Planning for the future can be overwhelming and stressful – particularly when the conversation centers on end-of-life healthcare and the disposition of your assets upon death. These are difficult conversations to have, but they are critical to reducing the stress on loved ones in the event of your passing or incapacitation.
Estate planning refers to the overall process of putting a plan in place to address end-of-life and after-death issues. There are a wide variety of estate planning “tools,” including wills, trusts, health care directives, powers of attorney, major gifts, etc. An estate plan will look different for each individual, because each individual’s situation is unique. The estate planning process is flexible, and this allows you to address each individual part of your estate. Whether you own a business that will continue operating after your death, you have minor children or grandchildren in your care/custody, or own just a few major assets (home, car, and investment accounts), estate planning offers you a chance to think about major end-of-life decisions and the legacy you wish to leave behind.
One common misconception about estate planning is that it’s helpful and necessary only for individuals with a high net worth. The truth is that having your final wishes documented is critical for anyone, regardless of wealth, because almost everyone has at least some personal assets that will require distribution, and everyone has the potential to be in a position where critical medical decisions need to be made. In the absence of this type of planning, loved ones are left with difficult decisions and an often complex court process. This complex and potentially expensive process can add additional, unnecessary stress to your family and friends during an already difficult time.
Another common misconception is that a “will” and “living will” are synonymous. These words, while frequently used interchangeably, are actually two different concepts. It is important to note the distinction so that you can best document your wishes in a legally enforceable manner.
A will is a formal document outlining how you wish to have your money, property, and personal belongings allocated and distributed after your death, including who you want as your personal representative. In the absence of a will, Minnesota’s intestate succession laws will govern how your assets will be divided. These succession laws have a predetermined hierarchy for distribution of your assets – spouses and children come first, followed by grandchildren, parents, brothers/sisters, or other distant relatives if there are no closer relatives. Minnesota’s intestate succession laws do not permit for the distribution of property to friends or charities. Therefore, if you wish to leave property or other assets to a friend or charitable organization, you must have a will that specifically outlines this desire. If you have minor children or grandchildren in your care and custody, wills can also provide an opportunity to dictate who will care for your children in the event of your death.

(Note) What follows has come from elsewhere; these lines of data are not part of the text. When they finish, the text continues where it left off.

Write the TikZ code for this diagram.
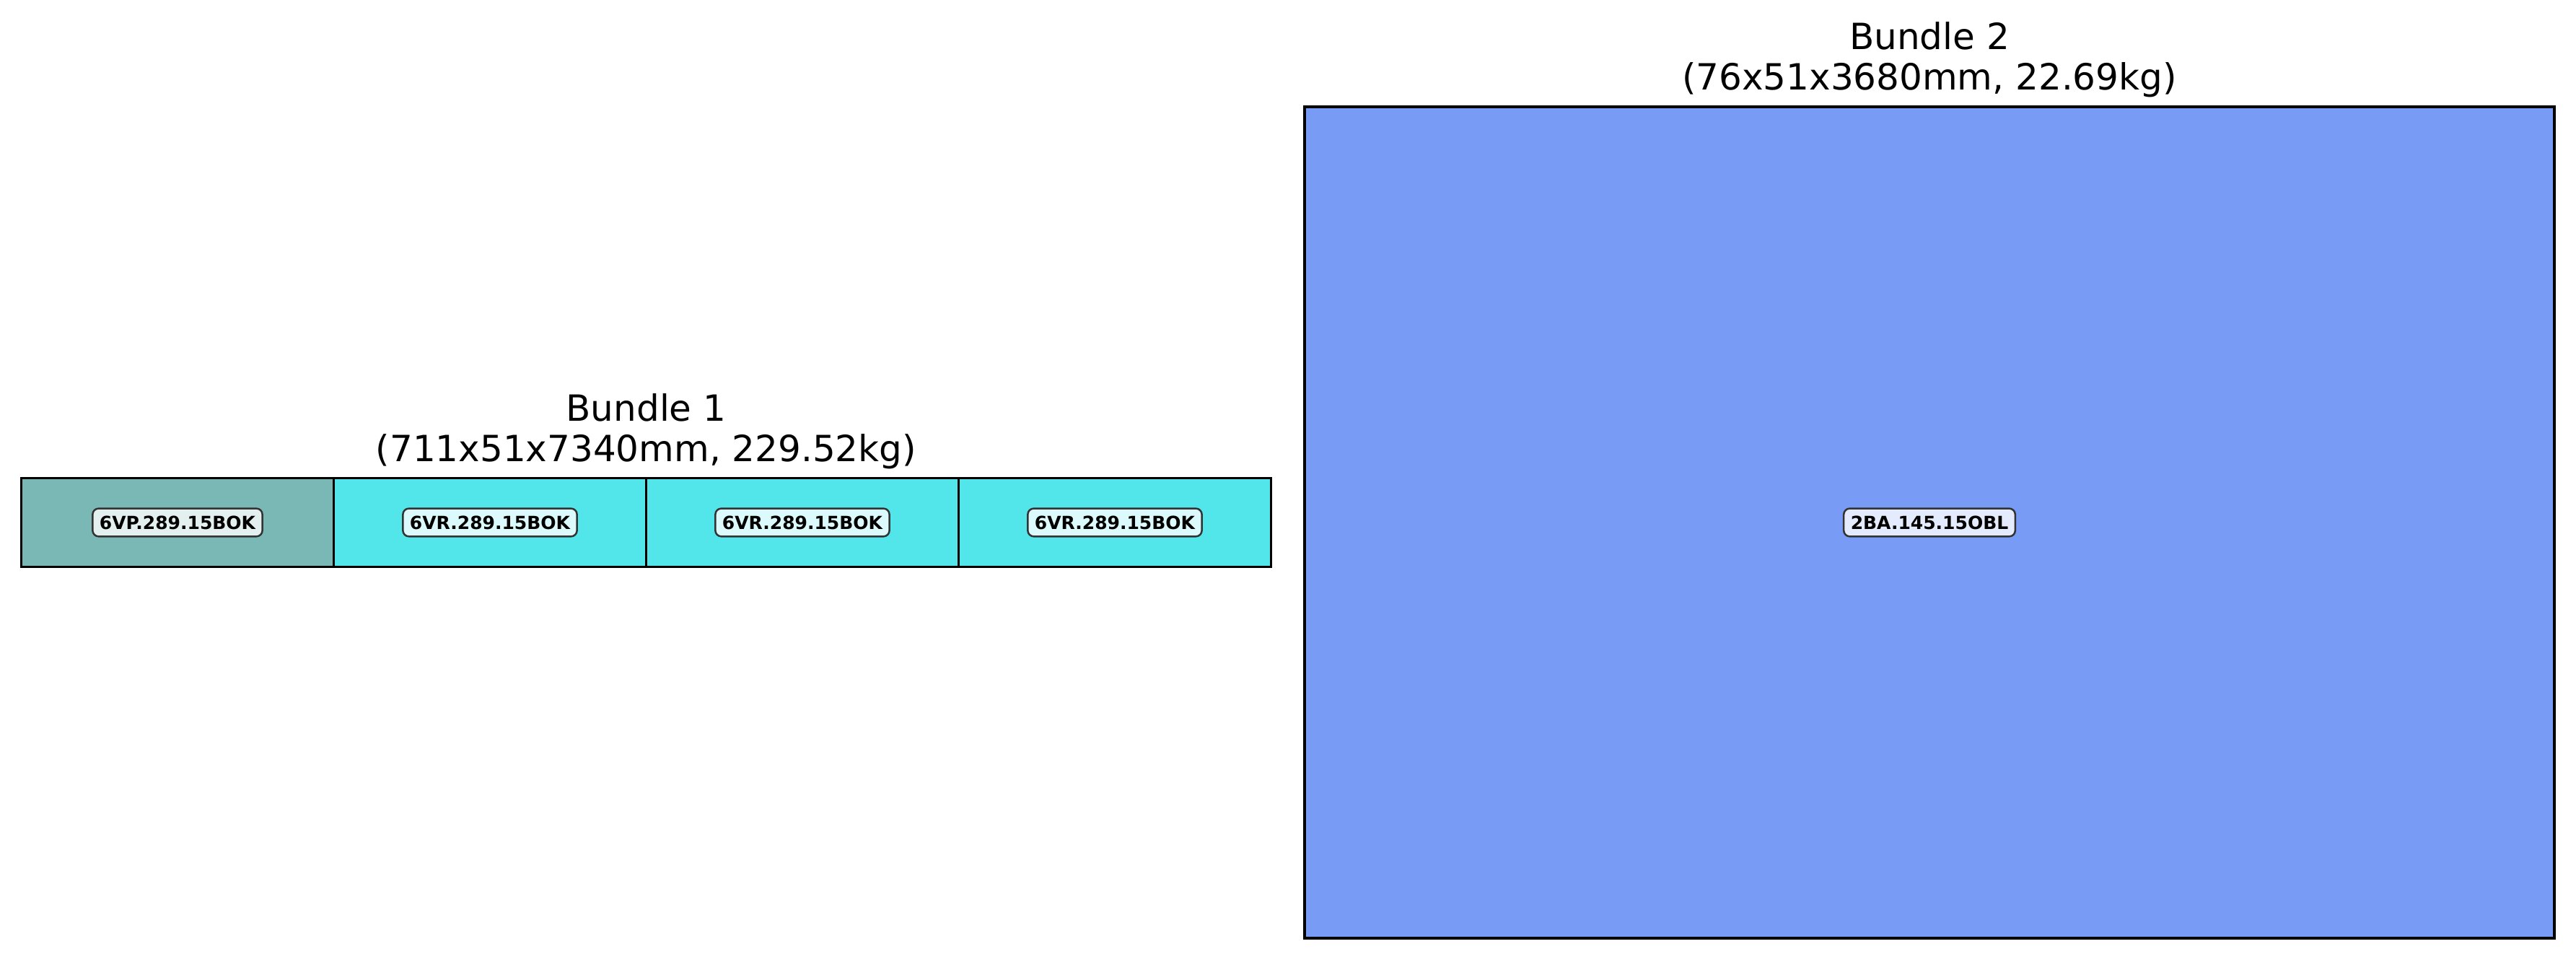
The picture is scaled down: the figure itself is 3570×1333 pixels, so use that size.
\documentclass[tikz,border=0pt]{standalone}
\usepackage{fontspec}
\setmainfont{DejaVu Sans}
\usepackage{xcolor}
\usetikzlibrary{positioning}
\definecolor{segteal}{RGB}{122,184,181}
\definecolor{segcyan}{RGB}{82,230,235}
\definecolor{segblue}{RGB}{120,155,245}

\begin{document}
\begin{tikzpicture}[x=0.24pt,y=0.24pt,
  seg/.style={rectangle, draw=black, line width=0.8pt, inner sep=0pt, outer sep=0pt, minimum width=103.92pt, minimum height=29.52pt},
  tag/.style={rectangle, rounded corners=2pt, draw=black!80, line width=0.6pt, fill=white, fill opacity=0.8, text opacity=1, font=\fontsize{6}{7}\selectfont\bfseries, inner xsep=2.3pt, inner ysep=2.4pt, text height=4.5pt, text depth=0pt},
  ttl/.style={align=center, font=\fontsize{12}{13.44}\selectfont, inner sep=0pt}]
\useasboundingbox (0,0) rectangle (3570,1333);
% Boxes
\node[seg, fill=segteal] (s1) at (246,609) {};
\node[seg, fill=segcyan, right=0pt of s1] (s2) {};
\node[seg, fill=segcyan, right=0pt of s2] (s3) {};
\node[seg, fill=segcyan, right=0pt of s3] (s4) {};
\node[seg, fill=segblue, minimum width=415.68pt, minimum height=276.48pt] (b2) at (2674,609) {};

% Labels
\node[tag] (l1) at (s1) {6VP.289.15BOK};
\node[tag] (l2) at (s2) {6VR.289.15BOK};
\node[tag] (l3) at (s3) {6VR.289.15BOK};
\node[tag] (l4) at (s4) {6VR.289.15BOK};
\node[tag] (l5) at (b2) {2BA.145.15OBL};

%Titles
\node[ttl, above=2.9pt of s2.north east] (t1) {Bundle 1\\(711x51x7340mm, 229.52kg)};
\node[ttl, above=2.9pt of b2.north] (t2) {Bundle 2\\(76x51x3680mm, 22.69kg)};
\end{tikzpicture}
\end{document}
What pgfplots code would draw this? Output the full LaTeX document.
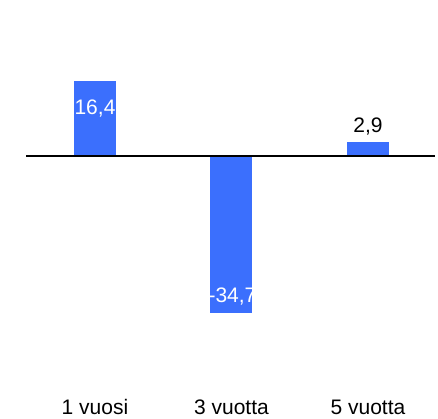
\documentclass[border=0pt]{standalone}
\usepackage{pgfplots}
\pgfplotsset{compat=1.18}
\usepackage{fontspec}
\setmainfont{Liberation Sans}
\definecolor{barblue}{HTML}{3B6FFD}

\begin{document}
\begin{tikzpicture}
\begin{axis}[
    scale only axis,
    width=438pt, height=419pt,
    xmin=-0.696, xmax=2.513,
    ymin=-57.9, ymax=34.18,
    axis line style={draw=none},
    tick style={draw=none},
    ytick=\empty,
    xtick={0,1,2},
    xticklabels={1 vuosi,3 vuotta,5 vuotta},
    xticklabel style={anchor=base, yshift=4.5pt, font=\fontsize{21}{25}\selectfont},
    clip=false,
]
% 1 vuosi
\addplot[ybar, bar shift=0pt, bar width=42pt, fill=barblue, draw=none,
    nodes near coords={16,4},
    every node near coord/.append style={anchor=base, yshift=-33.5pt, inner sep=0pt,
        text=white, font=\fontsize{21}{25}\selectfont}]
    coordinates {(0,16.4)};
% 3 vuotta
\addplot[ybar, bar shift=0pt, bar width=42pt, fill=barblue, draw=none,
    nodes near coords={-34,7},
    every node near coord/.append style={anchor=base, yshift=11pt, xshift=1pt, inner sep=0pt,
        text=white, font=\fontsize{21}{25}\selectfont}]
    coordinates {(1,-34.7)};
% 5 vuotta
\addplot[ybar, bar shift=0pt, bar width=42pt, fill=barblue, draw=none,
    nodes near coords={2,9},
    every node near coord/.append style={anchor=base, yshift=10pt, inner sep=0pt,
        text=black, font=\fontsize{21}{25}\selectfont}]
    coordinates {(2,2.9)};
% zero line
\addplot[sharp plot, black, line width=2pt, mark=none] coordinates {(-0.505,0) (2.49,0)};
\end{axis}
\pgfresetboundingbox
\useasboundingbox (0,0) rectangle (438pt,419pt);
\end{tikzpicture}
\end{document}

Consequences for dying intestate (without a will) often come in the form of increased time, money, and stress for your family and friends. The court is likely to be more involved in the distribution of your estate if you die intestate, and this can in turn increase attorney and court fees. The first thing the court will do is name a personal representative who will oversee the distribution of your assets. Due to the immense responsibility that falls on a personal representative, you likely want to designate someone you trust. You, and not the court, are in the best position to make decisions related to personal representatives, asset allocation, and care/custody of your children. Therefore, it is important to document your intent and wishes in a legally enforceable manner.
Health Care Directives
A health care directive (or what some refer to as a “living will”) is legally enforceable documentation of an individual’s health care wishes in the event that the individual becomes incapacitated or is otherwise unable to communicate. This document designates the individual(s) who you want to make health care decisions on your behalf and can provide what, if any, end-of-life care you wish to receive. The goal of a health care directive is to eliminate difficult decision making, provide clear documentation of your wishes, and ultimately provide peace of mind and reduce stress for family and friends.
If you do not have a health care directive and a critical health care decision needs to be made, your doctors will look to your closest family members to make decisions for you. This can become complex and stressful if you have multiple children, more than one generation of close family members (e.g. adult children and adult grandchildren), or if your closest family members are unaware of your wishes or unwilling to honor them. Even the closest of families face conflict when deciding on health care matters for a loved one. A decision to pursue or forego end-of-life care is far more difficult to make in the moment of a medical emergency as opposed to in advance. Many people have strong opinions on their health care wishes, but it is critical that these wishes are well-documented to eliminate any confusion or uncertainty.
Power of Attorney
Another estate planning tool commonly discussed is a power of attorney. A power of attorney is written permission for someone else to care for your property or money matters for you. The person giving the power is called the “principal” and the person taking care of things for the principal is called the “attorney-in-fact.” The power of attorney document is usually used when the principal is incapacitated or otherwise unable to make his/her own financial decisions. An attorney-in-fact does not need to be a licensed attorney, but it should be someone you have a great deal of trust in. If you name a power of attorney, you are still free to act for yourself, but the attorney-in-fact can also act for you. A power of attorney can be limited in time or scope with appropriate documentation, and a competent person can revoke a power of attorney in writing at any time.
Estate planning can seem overwhelming, and it may be a complex process depending on your individual circumstances. Sitting down with an attorney can provide you with the opportunity to evaluate which of the many estate planning tools best fits your needs and desires.